Это проблема нигилизма. Для Герцена, человека поколения «отцов», «нигилизм не превращает что-нибудь в ничего, а раскрывает, что ничего принимается за что-нибудь, – оптический обман и что всякая истина, как бы она ни перечила фантастическим представлениям, – здоровее их и во всяком случае обязательна». Но Герцену удается увидеть и другой нигилизм: «обратное творчество, т.е. превращение фактов и мыслей в ничего»126 , нигилизм, который мы будем называть негативным: нигилизм «детей»127 . Где такая теоретическая и историческая граница, которая могла бы четко разделить два эти нигилизма? Каково нечто, которое нельзя свести к нулю? В превращении нечто в ничто и ничто в нечто архимедовым рычагом станет «страстная идея», «страсть к разрушению», которая одновременно и «созидающая страсть», революционная воля к власти. Герцен последних лет перед лицом нигилистической пропасти искал ubi consistam культуре и истории и нашел его в мучительном и отчаянном требовании воли к истине, которое, являясь моральным, одновременно приобретает и политическое значение. В пиетете к прошлому человечества и в любви к человеческой свободе и христианское слово принимается с точки зрения земной судьбы человечества. Но Герцен понял, что импульс к tabula rasa и к созданию из ничего уже вырвался из ящика Пандоры. Тогда еще не проявился один вариант: сохранить культурное наследство посредством его мумификации и утвердить нигилизм посредством технического администрирования. Его позднее представит Достоевский в «Легенде о Великом Инквизиторе».

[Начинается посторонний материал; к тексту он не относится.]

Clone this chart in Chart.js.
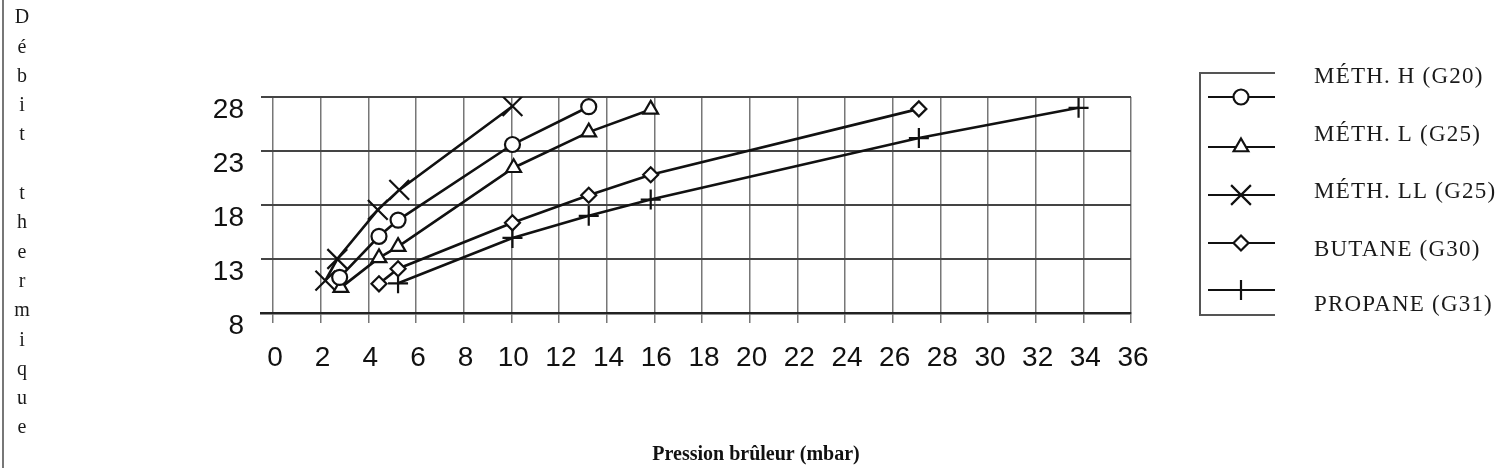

В заключение нашего размышления о Нечаеве, революционере maudit, ставшим железным Макиавелли нового «Государя», дадим еще раз слово Бакунину, который в одном из своих последних писем, уже предчувствуя смерть, усталый и разочарованный, но верный своему революционному духу, подошел к позициям своего «старого товарища» Герцена, говоря в предостережение молодым. «В сношения с людьми новыми, с которыми ты найдешь возможным и полезным связаться, постарайся внести столько правды, искренности и сердца, сколько твоя скупая природа позволит. Пойми же ты, наконец, что на иезуитском мошенничестве ничего живого, крепкого не построишь, что революционная деятельность, ради самого успеха своего дела, должна искать опоры не в подлых и низких страстях, и что без высшего, разумеется, человеческого идеала никакая революция не восторжествует»128 . Эти последние слова Бакунина не должны значить меньше, чем его совместные дела с Нечаевым, хотя именно эти дела оказали большее воздействие на историю.